(Dataset rows)
-- Begin --
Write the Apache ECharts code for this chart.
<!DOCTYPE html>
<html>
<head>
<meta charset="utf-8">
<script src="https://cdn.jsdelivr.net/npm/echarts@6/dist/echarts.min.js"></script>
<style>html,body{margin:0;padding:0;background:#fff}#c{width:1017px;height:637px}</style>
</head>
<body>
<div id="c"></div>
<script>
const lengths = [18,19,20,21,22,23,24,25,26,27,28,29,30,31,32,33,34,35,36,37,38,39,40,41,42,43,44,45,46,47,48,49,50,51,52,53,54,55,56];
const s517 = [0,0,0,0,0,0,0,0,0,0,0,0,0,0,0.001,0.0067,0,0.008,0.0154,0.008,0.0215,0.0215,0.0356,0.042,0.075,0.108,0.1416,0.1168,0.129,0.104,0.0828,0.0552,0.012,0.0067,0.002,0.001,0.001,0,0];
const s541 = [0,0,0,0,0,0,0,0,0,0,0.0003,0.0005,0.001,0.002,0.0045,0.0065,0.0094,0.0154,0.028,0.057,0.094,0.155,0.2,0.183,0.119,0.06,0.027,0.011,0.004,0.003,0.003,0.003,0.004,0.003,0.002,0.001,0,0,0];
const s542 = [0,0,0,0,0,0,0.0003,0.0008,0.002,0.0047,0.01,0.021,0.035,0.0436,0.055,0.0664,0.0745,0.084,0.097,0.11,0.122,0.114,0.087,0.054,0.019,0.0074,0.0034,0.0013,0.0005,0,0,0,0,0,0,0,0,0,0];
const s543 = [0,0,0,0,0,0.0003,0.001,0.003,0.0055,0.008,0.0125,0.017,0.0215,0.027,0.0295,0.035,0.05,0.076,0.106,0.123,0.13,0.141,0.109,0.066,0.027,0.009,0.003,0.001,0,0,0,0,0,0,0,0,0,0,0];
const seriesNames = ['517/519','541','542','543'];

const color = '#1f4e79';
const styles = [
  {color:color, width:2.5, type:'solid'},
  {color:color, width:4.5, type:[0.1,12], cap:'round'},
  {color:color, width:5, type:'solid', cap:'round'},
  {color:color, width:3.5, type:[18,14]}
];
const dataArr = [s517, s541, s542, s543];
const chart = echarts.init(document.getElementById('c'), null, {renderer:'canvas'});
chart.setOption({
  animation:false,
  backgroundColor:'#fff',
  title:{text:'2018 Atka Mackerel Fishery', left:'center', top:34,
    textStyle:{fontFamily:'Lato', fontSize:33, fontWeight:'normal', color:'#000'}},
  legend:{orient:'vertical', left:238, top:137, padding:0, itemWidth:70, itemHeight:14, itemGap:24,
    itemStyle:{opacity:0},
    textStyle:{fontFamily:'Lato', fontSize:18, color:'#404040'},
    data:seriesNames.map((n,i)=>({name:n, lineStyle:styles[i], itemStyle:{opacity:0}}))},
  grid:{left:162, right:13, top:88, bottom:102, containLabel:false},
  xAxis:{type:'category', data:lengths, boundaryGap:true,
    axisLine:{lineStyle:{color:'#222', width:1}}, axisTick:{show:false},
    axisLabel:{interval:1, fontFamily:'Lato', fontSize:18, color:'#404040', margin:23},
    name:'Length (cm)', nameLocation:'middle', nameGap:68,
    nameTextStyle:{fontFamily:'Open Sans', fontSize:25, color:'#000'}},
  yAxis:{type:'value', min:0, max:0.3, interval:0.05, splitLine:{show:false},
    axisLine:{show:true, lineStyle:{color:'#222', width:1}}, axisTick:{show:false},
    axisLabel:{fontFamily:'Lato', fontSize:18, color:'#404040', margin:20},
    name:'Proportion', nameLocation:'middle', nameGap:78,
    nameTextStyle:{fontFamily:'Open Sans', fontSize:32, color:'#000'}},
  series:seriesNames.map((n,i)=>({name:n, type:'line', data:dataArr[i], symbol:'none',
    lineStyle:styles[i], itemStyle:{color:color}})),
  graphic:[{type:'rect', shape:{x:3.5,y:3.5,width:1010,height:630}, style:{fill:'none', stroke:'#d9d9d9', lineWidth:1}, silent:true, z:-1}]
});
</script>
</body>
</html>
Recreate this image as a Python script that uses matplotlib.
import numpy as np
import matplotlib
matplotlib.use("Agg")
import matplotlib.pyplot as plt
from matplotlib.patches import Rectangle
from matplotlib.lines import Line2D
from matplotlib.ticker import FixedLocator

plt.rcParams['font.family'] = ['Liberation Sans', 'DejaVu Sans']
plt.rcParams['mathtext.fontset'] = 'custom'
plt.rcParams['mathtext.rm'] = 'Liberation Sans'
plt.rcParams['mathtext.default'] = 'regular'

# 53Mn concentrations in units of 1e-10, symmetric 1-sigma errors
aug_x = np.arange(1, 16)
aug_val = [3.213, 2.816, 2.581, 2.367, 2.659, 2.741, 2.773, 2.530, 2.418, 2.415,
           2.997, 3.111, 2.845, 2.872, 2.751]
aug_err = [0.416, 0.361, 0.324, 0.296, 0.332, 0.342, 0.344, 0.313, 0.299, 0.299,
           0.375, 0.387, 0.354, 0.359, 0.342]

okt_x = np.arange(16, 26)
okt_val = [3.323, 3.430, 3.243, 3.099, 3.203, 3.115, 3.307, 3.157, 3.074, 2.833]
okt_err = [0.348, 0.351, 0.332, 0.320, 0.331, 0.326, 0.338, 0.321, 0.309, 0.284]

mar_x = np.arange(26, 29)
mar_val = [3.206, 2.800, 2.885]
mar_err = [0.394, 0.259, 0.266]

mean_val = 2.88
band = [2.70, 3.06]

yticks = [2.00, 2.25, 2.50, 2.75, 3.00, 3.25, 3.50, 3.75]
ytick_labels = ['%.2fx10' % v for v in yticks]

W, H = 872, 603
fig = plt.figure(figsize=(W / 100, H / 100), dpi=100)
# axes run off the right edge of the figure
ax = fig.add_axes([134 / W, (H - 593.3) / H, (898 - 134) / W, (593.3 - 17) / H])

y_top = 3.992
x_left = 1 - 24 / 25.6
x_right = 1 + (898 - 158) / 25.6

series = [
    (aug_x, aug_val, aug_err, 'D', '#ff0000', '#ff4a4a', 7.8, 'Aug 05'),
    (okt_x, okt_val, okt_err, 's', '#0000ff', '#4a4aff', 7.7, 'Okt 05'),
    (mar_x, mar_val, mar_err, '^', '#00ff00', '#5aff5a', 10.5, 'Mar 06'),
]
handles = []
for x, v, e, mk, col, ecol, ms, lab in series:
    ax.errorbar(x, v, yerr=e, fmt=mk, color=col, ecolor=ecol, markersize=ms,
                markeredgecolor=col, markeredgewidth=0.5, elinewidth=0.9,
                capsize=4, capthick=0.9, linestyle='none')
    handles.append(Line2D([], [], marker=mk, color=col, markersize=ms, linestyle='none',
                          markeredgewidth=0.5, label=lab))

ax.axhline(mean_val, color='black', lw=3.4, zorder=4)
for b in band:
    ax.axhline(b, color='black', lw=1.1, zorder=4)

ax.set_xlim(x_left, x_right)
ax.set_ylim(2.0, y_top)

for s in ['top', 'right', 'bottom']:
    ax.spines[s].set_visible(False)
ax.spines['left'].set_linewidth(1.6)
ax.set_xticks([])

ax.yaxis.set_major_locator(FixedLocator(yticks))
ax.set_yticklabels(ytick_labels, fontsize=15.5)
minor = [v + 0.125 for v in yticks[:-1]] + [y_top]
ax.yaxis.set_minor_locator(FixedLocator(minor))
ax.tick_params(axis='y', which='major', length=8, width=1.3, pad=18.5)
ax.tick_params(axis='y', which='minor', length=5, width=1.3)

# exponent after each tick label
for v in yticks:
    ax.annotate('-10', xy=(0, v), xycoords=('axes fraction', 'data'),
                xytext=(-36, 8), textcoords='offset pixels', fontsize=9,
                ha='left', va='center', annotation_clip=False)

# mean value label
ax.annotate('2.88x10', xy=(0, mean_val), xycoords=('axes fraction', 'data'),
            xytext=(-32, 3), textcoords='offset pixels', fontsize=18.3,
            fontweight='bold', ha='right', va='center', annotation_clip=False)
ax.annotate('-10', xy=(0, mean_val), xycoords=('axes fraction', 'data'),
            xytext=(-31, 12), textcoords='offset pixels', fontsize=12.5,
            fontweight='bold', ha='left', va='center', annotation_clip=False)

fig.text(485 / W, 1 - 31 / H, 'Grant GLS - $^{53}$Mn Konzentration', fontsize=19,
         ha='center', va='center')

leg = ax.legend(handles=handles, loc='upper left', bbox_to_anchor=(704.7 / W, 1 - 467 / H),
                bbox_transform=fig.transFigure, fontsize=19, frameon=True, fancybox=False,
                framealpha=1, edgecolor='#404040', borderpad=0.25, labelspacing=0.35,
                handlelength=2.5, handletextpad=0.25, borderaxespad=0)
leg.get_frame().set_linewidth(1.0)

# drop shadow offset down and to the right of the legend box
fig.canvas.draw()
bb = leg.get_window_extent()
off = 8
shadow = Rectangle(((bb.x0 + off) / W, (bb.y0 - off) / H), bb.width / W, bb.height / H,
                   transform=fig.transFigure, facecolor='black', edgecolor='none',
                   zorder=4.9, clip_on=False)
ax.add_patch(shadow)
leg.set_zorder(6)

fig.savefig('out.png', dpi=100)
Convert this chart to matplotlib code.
-- End --
• _Task to carry out_:
The answer is the number of lines in the preceding material that hold "this"; write that number and nothing else.

• _The solution_:
3